Glad to hear that trimming the folder down helped. That’s something I’d recommend doing periodically anyway. The design intent for this feature was always within the threshold of syncing what you are presently working on, rather than to operate as a repository for everything you’ve ever done. There is local storage for that, if you want it made available. But keeping the sync folder itself trim and currently relevant will only speed everything up in the day to day.
It shouldn’t of course break if using it heavily, though!
I think that given the most recent conclusion this wouldn’t be of much help. Since the problem does seem to be triggering a system memory related abortion of the process, it’s very unlikely to be related to specific content—and given how memory related issues can be seen on one system but not another, it’s not even a sure thing that what never works for one person would never work for anyone else.

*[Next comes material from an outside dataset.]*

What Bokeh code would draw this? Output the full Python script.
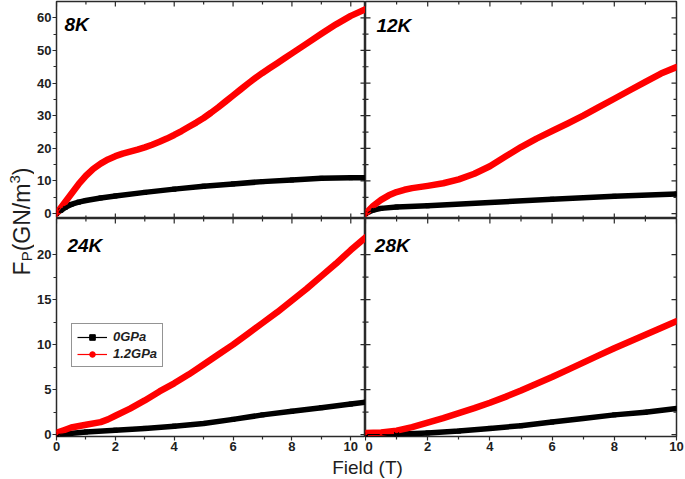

As for the alternate sync methods, I think it’s great that iOS 13 has finally made Files a viable hub for data. I’ve been thinking of sorting out a Resilio Sync workflow now that AirDrop is too flaky to depend upon. In the past that wasn’t something I could do, since the Resilio client itself on iOS can’t send folders to other apps.
Ultimately that should be the dream goal for this system. The reliance upon every single developer inventing their own sync integration with every other tool that people want is just insanity. That philosophy in general is what holds this system back in my opinion. You can’t spend your time making your own software if you have to spend your time reinventing stuff the OS, and integration with the OS, should provide to all software equally.